# EXERCISE DIRECTIONS
Find the lines containing the word "this" and copy every one of them.

___ MATERIAL FOR THE TASK ___

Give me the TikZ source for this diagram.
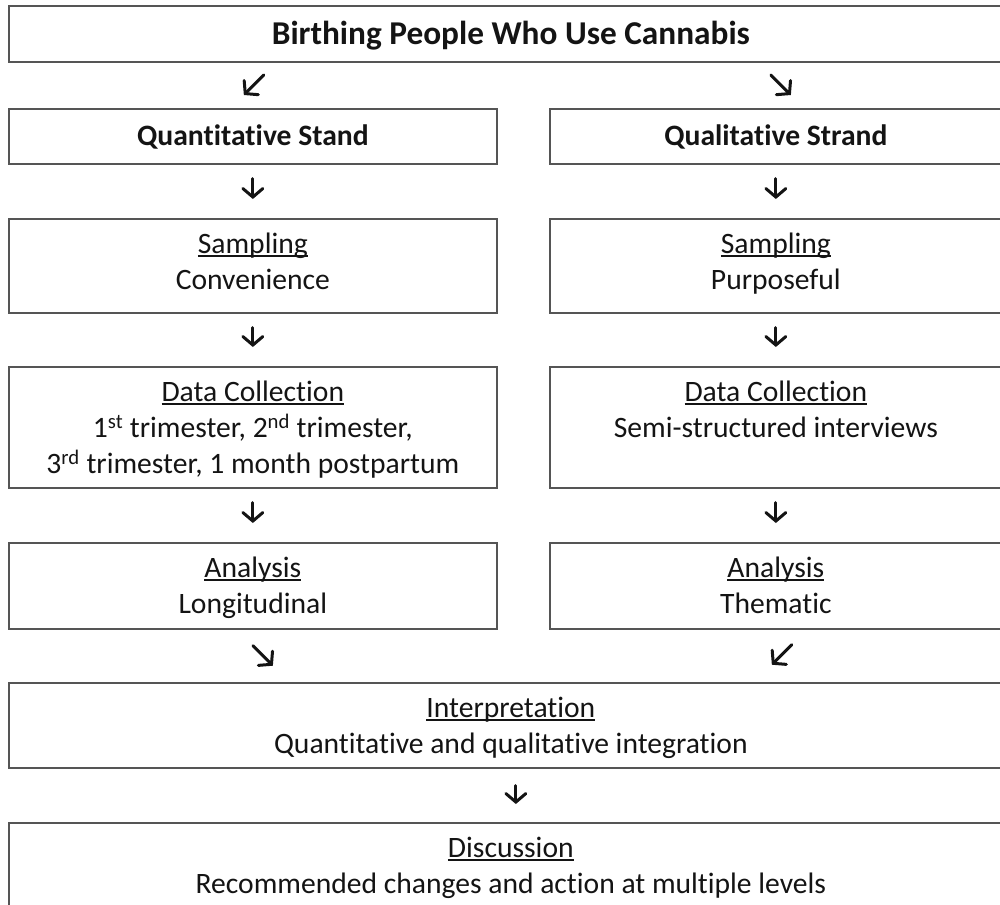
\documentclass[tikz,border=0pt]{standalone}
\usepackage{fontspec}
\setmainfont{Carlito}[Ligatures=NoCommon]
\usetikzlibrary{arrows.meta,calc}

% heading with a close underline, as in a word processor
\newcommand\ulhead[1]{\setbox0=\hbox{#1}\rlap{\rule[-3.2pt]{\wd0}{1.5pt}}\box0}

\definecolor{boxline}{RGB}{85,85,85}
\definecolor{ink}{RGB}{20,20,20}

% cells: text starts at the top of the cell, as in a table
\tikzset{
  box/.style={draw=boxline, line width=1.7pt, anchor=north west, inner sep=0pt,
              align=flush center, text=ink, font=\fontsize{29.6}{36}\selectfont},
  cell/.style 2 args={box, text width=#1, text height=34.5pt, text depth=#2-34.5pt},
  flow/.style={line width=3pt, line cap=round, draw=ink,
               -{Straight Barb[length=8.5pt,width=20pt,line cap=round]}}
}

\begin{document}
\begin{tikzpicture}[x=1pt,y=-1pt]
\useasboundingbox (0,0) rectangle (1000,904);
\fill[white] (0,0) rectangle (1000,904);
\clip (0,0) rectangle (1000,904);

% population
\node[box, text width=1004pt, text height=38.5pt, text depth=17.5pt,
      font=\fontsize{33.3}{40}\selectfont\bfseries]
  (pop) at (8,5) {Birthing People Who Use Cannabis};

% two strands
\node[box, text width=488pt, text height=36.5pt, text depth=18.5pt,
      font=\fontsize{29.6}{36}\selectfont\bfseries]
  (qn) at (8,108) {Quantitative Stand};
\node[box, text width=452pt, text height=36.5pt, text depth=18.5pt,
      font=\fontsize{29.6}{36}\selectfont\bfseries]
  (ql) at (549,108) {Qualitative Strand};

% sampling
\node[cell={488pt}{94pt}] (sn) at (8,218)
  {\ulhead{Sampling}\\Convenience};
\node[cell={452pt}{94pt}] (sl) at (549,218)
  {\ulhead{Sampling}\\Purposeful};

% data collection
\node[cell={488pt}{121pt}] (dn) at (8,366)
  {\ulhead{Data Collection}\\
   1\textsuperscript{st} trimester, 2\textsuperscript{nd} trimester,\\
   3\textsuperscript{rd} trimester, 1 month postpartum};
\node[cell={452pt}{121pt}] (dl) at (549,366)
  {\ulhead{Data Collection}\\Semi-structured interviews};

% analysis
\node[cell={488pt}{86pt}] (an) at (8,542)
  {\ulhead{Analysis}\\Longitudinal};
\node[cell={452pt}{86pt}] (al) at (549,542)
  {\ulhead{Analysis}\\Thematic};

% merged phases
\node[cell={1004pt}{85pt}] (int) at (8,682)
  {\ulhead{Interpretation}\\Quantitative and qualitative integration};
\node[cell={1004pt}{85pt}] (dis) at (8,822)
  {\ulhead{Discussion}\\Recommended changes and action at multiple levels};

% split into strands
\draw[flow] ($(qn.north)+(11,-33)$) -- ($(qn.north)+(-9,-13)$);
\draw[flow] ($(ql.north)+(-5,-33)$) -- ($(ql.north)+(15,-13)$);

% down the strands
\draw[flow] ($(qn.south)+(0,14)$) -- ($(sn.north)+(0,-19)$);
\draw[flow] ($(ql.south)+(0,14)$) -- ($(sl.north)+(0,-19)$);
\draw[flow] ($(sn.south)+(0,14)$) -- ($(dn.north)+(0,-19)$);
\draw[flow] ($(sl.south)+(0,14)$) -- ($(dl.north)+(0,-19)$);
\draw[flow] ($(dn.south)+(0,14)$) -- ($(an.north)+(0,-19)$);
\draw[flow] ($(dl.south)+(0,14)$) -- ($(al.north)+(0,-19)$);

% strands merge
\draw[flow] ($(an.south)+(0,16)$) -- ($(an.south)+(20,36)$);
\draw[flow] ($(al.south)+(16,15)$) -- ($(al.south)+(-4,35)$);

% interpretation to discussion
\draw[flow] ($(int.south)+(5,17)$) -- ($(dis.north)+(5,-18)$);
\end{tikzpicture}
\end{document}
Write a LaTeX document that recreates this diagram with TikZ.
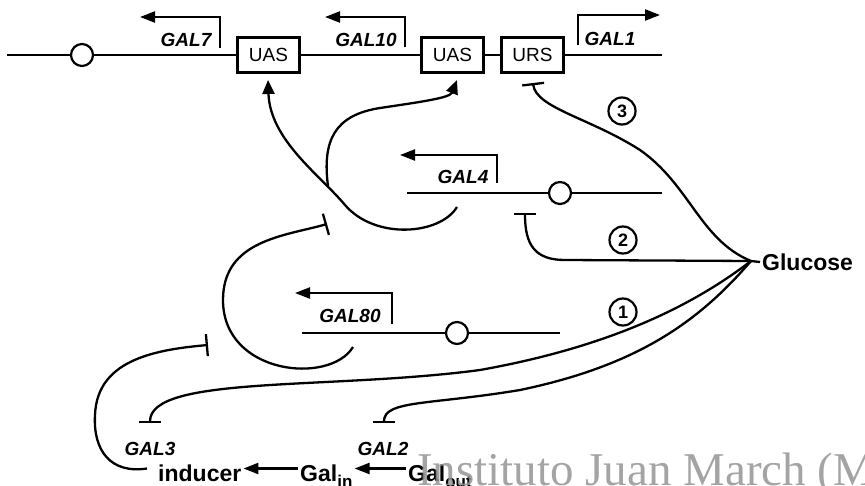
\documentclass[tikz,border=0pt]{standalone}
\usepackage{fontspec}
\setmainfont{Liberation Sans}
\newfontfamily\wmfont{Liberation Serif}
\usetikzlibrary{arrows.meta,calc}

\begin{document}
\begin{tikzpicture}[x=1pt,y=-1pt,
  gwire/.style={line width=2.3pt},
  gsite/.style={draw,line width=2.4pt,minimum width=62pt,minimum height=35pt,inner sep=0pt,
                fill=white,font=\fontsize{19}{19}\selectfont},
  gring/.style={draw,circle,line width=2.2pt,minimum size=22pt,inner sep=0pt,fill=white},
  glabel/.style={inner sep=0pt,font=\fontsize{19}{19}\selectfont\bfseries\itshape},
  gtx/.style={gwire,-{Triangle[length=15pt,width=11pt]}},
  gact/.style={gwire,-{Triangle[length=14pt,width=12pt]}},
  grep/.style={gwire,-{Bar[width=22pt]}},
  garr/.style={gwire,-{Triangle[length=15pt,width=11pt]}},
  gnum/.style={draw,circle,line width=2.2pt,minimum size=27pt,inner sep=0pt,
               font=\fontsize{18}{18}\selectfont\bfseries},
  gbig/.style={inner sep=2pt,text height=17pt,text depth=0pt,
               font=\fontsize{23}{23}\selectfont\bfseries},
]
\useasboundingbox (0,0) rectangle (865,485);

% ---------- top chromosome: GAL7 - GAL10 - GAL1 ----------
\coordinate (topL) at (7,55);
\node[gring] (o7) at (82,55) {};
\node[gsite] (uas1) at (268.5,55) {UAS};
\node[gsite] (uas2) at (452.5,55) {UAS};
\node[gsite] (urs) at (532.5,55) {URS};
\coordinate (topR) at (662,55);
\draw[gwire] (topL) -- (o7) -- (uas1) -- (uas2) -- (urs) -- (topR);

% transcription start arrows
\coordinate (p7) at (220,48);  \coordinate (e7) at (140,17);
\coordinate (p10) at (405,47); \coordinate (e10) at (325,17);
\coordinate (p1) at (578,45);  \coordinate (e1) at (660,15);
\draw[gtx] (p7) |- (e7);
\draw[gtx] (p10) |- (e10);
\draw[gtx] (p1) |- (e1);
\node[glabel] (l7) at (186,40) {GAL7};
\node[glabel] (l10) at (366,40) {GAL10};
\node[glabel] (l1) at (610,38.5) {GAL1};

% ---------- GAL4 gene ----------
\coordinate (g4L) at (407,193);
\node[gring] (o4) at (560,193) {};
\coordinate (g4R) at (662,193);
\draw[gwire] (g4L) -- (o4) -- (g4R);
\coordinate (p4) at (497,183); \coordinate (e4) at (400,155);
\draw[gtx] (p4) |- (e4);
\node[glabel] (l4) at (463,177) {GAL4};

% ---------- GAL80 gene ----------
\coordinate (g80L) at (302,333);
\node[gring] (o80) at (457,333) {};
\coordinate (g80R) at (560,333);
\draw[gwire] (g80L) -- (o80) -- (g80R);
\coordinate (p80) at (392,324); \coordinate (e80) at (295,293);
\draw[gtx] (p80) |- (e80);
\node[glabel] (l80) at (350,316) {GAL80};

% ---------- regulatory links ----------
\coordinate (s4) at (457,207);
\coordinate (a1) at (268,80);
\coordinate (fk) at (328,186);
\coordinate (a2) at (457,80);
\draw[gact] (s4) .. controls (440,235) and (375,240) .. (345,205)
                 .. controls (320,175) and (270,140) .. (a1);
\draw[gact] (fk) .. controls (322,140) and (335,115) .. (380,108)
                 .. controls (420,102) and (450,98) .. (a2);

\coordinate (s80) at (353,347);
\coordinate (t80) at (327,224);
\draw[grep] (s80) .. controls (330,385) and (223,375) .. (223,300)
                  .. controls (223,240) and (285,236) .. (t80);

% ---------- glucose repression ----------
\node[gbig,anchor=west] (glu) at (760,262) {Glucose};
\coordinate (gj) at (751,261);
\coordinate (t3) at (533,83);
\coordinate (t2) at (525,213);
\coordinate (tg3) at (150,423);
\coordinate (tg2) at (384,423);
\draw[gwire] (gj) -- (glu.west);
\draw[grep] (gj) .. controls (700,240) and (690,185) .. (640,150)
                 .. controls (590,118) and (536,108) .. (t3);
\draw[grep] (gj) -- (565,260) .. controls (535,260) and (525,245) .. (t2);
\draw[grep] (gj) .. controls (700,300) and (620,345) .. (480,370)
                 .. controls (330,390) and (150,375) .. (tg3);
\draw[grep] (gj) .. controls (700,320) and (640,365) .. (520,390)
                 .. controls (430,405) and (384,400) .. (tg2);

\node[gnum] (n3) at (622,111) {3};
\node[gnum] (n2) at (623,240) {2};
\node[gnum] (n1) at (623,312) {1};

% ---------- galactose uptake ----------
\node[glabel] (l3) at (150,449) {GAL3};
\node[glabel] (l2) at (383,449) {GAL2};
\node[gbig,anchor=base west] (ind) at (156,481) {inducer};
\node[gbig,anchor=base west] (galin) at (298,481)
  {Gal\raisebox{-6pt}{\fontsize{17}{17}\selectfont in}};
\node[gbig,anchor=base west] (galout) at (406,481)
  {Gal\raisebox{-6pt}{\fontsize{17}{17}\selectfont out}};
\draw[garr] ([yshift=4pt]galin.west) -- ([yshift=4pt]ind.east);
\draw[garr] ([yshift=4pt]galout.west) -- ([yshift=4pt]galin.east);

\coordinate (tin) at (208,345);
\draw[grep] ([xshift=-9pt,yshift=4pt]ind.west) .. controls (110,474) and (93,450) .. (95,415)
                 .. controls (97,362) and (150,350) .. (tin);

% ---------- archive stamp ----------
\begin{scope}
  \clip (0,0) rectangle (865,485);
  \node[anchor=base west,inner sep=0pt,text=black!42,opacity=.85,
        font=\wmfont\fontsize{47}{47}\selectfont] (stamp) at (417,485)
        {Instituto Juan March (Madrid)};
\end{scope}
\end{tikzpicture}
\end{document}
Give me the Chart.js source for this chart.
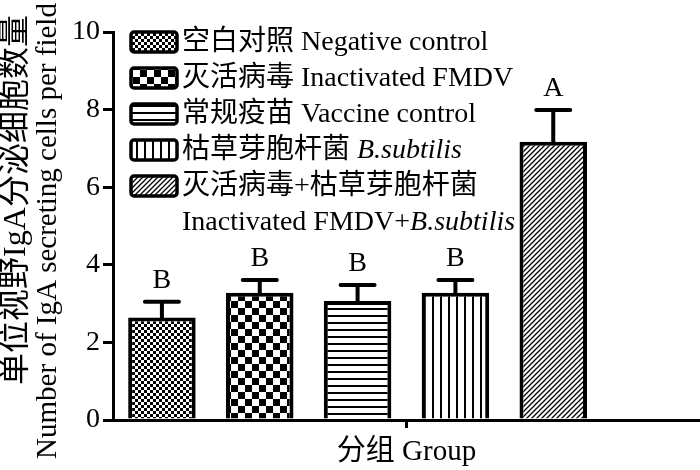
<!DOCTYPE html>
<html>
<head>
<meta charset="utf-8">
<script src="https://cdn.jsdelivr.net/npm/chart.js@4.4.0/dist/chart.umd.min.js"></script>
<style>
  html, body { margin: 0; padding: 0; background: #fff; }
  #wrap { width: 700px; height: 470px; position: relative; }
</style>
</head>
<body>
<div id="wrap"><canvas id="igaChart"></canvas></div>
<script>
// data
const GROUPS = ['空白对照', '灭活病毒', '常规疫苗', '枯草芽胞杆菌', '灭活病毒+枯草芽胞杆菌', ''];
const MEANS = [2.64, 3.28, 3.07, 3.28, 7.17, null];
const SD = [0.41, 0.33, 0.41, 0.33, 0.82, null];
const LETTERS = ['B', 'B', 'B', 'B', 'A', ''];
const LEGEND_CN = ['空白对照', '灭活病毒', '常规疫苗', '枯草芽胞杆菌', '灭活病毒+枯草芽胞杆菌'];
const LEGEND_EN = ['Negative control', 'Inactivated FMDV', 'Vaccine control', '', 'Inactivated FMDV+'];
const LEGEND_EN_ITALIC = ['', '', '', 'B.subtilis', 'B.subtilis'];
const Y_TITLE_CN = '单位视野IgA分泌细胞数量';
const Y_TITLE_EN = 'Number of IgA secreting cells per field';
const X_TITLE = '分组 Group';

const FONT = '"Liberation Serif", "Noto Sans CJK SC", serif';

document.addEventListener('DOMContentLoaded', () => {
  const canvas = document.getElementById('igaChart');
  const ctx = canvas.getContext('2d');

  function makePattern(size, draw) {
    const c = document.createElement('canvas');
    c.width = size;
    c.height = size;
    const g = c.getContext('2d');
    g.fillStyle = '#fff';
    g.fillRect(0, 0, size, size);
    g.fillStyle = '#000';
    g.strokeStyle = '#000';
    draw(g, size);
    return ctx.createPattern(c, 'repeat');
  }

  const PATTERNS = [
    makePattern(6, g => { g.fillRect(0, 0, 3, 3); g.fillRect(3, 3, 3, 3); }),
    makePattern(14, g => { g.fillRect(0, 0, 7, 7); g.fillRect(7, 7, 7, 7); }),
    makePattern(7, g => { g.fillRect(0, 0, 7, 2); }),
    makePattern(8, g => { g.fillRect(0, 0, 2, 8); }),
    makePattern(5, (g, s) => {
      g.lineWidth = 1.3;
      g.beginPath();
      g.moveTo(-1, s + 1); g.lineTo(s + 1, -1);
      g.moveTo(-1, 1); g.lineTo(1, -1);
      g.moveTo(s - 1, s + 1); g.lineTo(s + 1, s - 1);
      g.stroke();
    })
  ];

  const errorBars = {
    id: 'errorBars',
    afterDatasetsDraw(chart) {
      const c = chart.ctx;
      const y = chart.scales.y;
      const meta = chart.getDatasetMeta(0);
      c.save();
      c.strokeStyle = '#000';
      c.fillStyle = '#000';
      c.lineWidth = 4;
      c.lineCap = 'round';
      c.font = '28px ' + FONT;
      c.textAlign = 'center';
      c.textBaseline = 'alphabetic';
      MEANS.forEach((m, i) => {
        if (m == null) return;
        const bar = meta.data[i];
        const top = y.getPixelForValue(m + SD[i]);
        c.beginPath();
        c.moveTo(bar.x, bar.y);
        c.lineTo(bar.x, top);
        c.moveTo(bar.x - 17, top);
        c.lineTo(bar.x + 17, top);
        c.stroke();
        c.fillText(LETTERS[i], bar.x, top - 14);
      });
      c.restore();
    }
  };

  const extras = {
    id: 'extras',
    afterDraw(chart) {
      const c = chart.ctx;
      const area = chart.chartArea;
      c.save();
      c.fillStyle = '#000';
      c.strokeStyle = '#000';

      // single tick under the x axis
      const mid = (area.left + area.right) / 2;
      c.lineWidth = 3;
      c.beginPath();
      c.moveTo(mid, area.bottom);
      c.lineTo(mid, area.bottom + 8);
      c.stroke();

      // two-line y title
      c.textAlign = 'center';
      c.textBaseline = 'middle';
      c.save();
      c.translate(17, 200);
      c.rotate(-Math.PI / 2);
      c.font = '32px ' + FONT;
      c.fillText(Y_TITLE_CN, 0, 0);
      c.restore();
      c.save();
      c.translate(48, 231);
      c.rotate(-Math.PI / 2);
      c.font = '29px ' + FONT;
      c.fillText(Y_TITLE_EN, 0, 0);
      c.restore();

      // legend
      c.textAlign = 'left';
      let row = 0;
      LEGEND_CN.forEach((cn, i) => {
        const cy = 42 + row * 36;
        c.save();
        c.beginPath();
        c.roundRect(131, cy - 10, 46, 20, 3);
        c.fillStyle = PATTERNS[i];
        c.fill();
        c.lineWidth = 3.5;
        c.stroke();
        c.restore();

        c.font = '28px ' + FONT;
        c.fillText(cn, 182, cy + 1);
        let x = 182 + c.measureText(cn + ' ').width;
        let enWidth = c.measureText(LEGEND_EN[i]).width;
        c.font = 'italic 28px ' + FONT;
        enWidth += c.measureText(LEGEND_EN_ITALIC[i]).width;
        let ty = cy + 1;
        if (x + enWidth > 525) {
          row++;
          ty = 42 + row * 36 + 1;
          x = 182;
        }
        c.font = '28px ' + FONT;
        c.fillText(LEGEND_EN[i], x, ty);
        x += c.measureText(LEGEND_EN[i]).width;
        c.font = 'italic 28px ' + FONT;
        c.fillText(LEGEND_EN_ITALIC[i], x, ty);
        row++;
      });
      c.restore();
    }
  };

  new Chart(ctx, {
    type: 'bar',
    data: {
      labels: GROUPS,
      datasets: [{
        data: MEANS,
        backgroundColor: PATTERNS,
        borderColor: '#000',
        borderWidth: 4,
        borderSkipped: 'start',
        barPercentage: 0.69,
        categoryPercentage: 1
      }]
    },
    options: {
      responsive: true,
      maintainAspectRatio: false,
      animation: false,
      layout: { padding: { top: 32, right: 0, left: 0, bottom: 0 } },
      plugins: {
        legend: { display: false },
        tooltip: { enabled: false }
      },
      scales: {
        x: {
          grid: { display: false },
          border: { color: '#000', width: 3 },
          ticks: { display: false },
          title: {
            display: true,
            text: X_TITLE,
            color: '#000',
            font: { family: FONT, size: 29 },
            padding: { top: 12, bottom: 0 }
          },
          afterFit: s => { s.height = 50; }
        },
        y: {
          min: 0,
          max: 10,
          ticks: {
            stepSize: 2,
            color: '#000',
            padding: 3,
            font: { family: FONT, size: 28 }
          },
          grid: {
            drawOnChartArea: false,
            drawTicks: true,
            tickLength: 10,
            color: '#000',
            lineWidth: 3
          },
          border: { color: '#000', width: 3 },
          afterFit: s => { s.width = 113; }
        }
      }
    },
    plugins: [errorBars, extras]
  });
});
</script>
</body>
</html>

___

# THE SOLUTION
Give me the TikZ source for this diagram.
Write a LaTeX document that recreates this diagram with TikZ.
Give me the Chart.js source for this chart.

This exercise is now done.